CFTC – CFTC Staff Grants Two Separate Temporary No-Action Relief to Derivatives Clearing Organizations (DCO) and Futures Commission Merchants (FCM)

January 4, 2021 – CFTC granted temporary no-action relief in two separate decisions, 21-01 and 21-02, for DCOs from amended daily reporting obligations and FCMs regarding certain SOFR-linked investments.

DCOs – Daily Reporting

Relief granted to DCOs from amended daily reporting requirements in 17 CFR 39.19. Revisions to daily reporting requirements recently approved in the final rule. The final rule added daily reporting on initial margin, variation margin, cash flow, and position information by individual customer account, and made other amendments. In the final rule, DCOs were given until January 27, 2021, to comply with amended regulations. Several DCO’s, along with FIA, requested no-action relief from certain requirements. The letter described certain operational, technical issues affecting DCOs’ ability to comply. No-action relief granted until Jan. 27, 2022, while CFTC considers the issues raised. DCOs still required to comply with daily reporting requirements prior to amendments.

FCMs – SOFR-Linked Investments

Permitted FCMs to invest customer funds in investments with adjustable interest rates that correlate closely to/determined solely by reference to, a SOFR benchmark.

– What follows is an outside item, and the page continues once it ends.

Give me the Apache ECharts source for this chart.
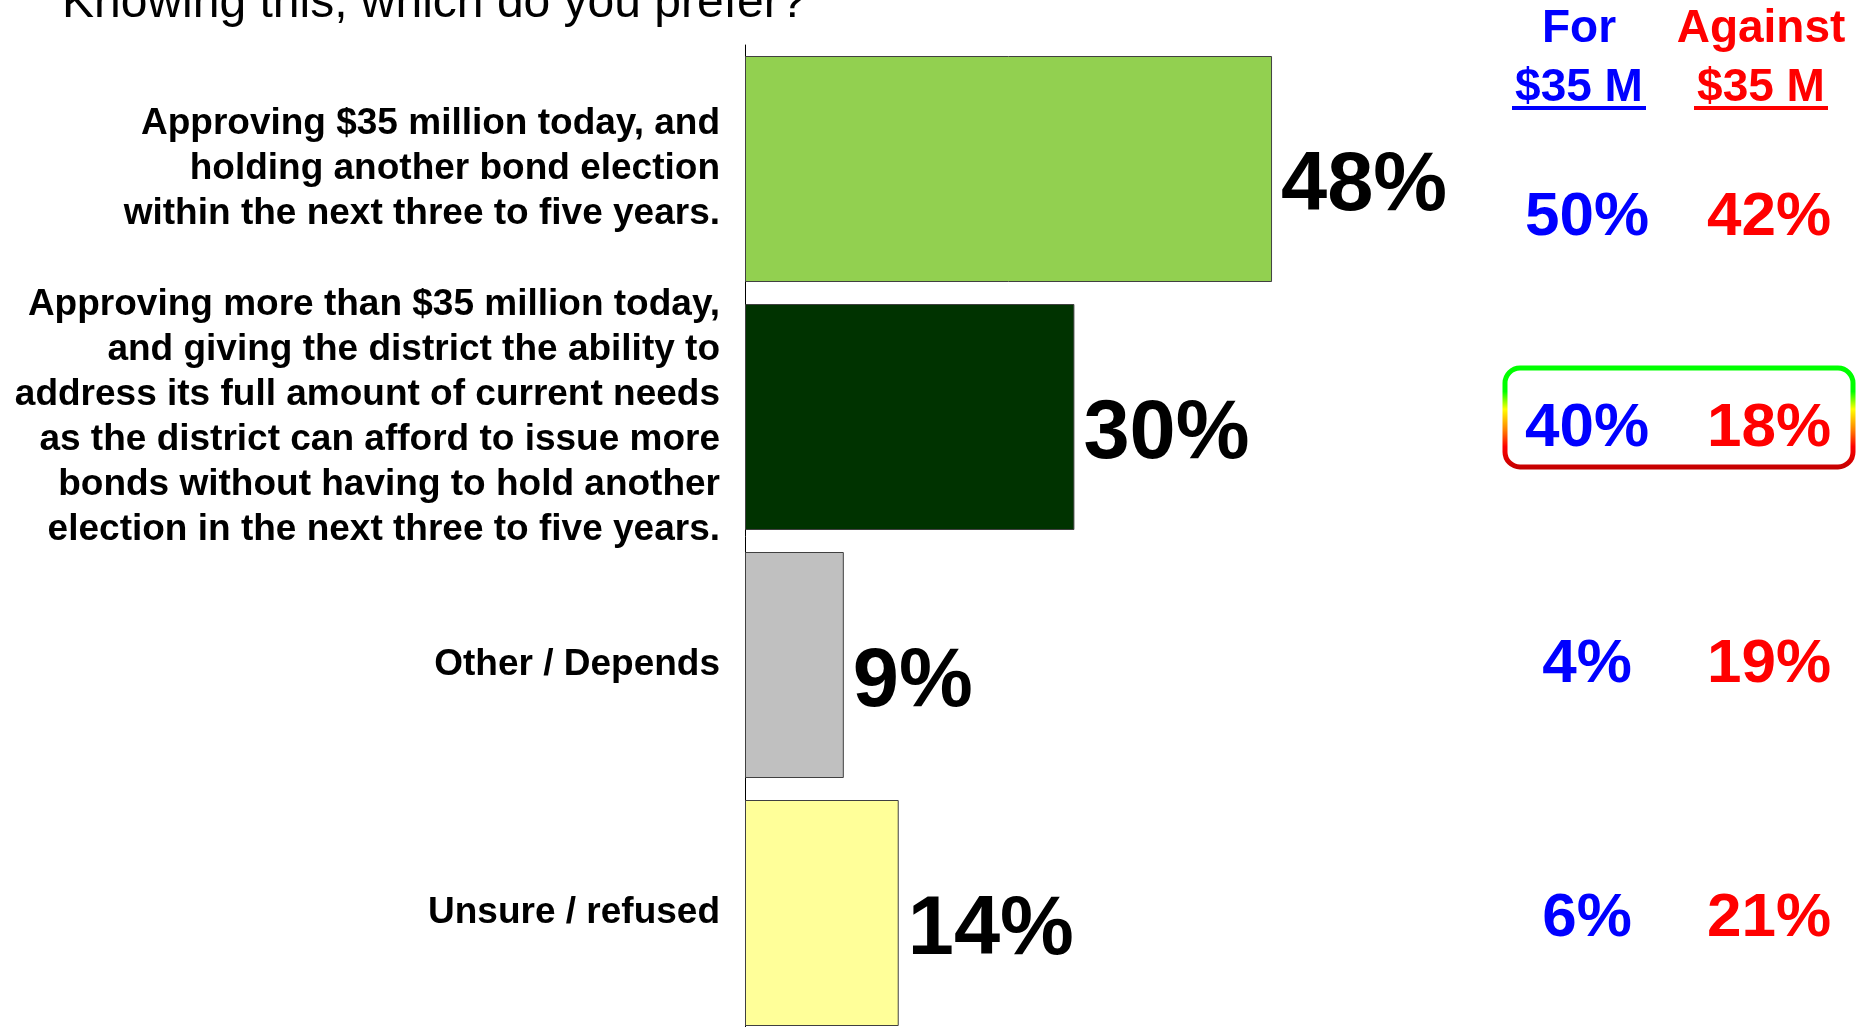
<!DOCTYPE html>
<html>
<head>
<meta charset="utf-8">
<style>
	html,body{margin:0;padding:0;background:#ffffff;}
	#main{width:1864px;height:1027px;}
</style>
<script src="https://cdn.jsdelivr.net/npm/echarts@6/dist/echarts.min.js"></script>
</head>
<body>
<div id="main"></div>
<script>
	// data
	var questionText = 'Knowing this, which do you prefer?';
	var categories = [
		'Approving $35 million today, and\nholding another bond election\nwithin the next three to five years.',
		'Approving more than $35 million today,\nand giving the district the ability to\naddress its full amount of current needs\nas the district can afford to issue more\nbonds without having to hold another\nelection in the next three to five years.',
		'Other / Depends',
		'Unsure / refused'
	];
	var shares = [48, 30, 9, 14];
	var barColors = ['#92d050', '#003300', '#c0c0c0', '#ffff99'];
	var colHeads = ['For', 'Against'];
	var colSubHeads = ['$35 M', '$35 M'];
	var forShares = [50, 40, 4, 6];
	var againstShares = [42, 18, 19, 21];

	var FONT = '"Liberation Sans", Arial, Helvetica, sans-serif';
	var BLUE = '#0000ff', RED = '#ff0000';

	var chart = echarts.init(document.getElementById('main'));
	var option = {
		animation: false,
		backgroundColor: '#ffffff',
		// the last bar runs off the bottom of the slide
		grid: {left: 745, top: 45, width: 1098, height: 992, outerBoundsMode: 'none'},
		xAxis: {type: 'value', min: 0, max: 100, show: false},
		yAxis: {
			type: 'category',
			inverse: true,
			data: categories,
			axisLine: {show: true, lineStyle: {color: '#000000', width: 1}},
			axisTick: {show: false},
			splitLine: {show: false},
			axisLabel: {
				interval: 0,
				margin: 25,
				padding: [8, 0, 0, 0],
				color: '#000000',
				fontFamily: FONT,
				fontSize: 37,
				fontWeight: 'bold',
				lineHeight: 45,
				align: 'right'
			}
		},
		series: [{
			type: 'bar',
			barWidth: 226,
			data: shares.map(function (v, i) {
				return {value: v, itemStyle: {color: barColors[i]}};
			}),
			itemStyle: {borderColor: '#404040', borderWidth: 1},
			label: {
				show: true,
				position: 'right',
				distance: 9,
				offset: [0, 18],
				formatter: '{c}%',
				color: '#000000',
				fontFamily: FONT,
				fontSize: 83,
				fontWeight: 'bold'
			}
		}]
	};
	chart.setOption(option);

	function txt(x, y, s, color, size, weight) {
		return {
			type: 'text', x: x, y: y, silent: true,
			style: {
				text: s, fill: color,
				font: (weight || 'bold') + ' ' + size + 'px ' + FONT,
				textAlign: 'center', textVerticalAlign: 'middle',
				align: 'center', verticalAlign: 'middle'
			}
		};
	}

	// right hand crosstab, rows follow the bar bands
	var colX = [1587, 1769];
	var headX = [1579, 1761];
	var rowNudge = [49, 12, 0, 6];
	var els = [];
	els.push({
		type: 'text', x: 62, y: 4, silent: true,
		style: {text: questionText, fill: '#000000', font: 'normal 48px ' + FONT,
			textAlign: 'left', textVerticalAlign: 'middle', align: 'left', verticalAlign: 'middle'}
	});
	[BLUE, RED].forEach(function (c, k) {
		els.push(txt(headX[k], 29, colHeads[k], c, 46));
		els.push(txt(headX[k], 88, colSubHeads[k], c, 46));
		els.push({type: 'rect', silent: true, shape: {x: headX[k] - 67, y: 106, width: 134, height: 4}, style: {fill: c}});
	});
	for (var i = 0; i < categories.length; i++) {
		var y = chart.convertToPixel({yAxisIndex: 0}, i) + rowNudge[i];
		els.push(txt(colX[0], y, forShares[i] + '%', BLUE, 62));
		els.push(txt(colX[1], y, againstShares[i] + '%', RED, 62));
	}
	// highlight box around the second row
	var band2 = chart.convertToPixel({yAxisIndex: 0}, 1);
	els.push({
		type: 'rect', silent: true,
		shape: {x: 1505, y: band2 - 49, width: 348, height: 99, r: 15},
		style: {
			fill: 'none', lineWidth: 5,
			stroke: new echarts.graphic.LinearGradient(0, 0, 0, 1, [
				{offset: 0, color: '#00ff00'},
				{offset: 0.25, color: '#00ff00'},
				{offset: 0.42, color: '#ffff00'},
				{offset: 0.62, color: '#ff8000'},
				{offset: 0.78, color: '#ff0000'},
				{offset: 1, color: '#c00000'}
			])
		}
	});
	chart.setOption({graphic: {elements: els}});
</script>
</body>
</html>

If investments otherwise qualify as permitted investments pursuant to 17 CFR 1.25. Under regulation 1.25, CFTC provided a list of rates based upon which the adjustable rate of interest on permitted investments must be benchmarked, SOFR not listed. With relief, permitted investments may have SOFR-based adjustable rates of interest. Relief recognized the increasing use of SOFR as an alternative reference rate to LIBOR. Consistent with prior CFTC relief to facilitate the transition away from LIBOR.


DCO daily reporting relief expires January 27, 2022 and FCM SOFR relief ends December 31, 2022.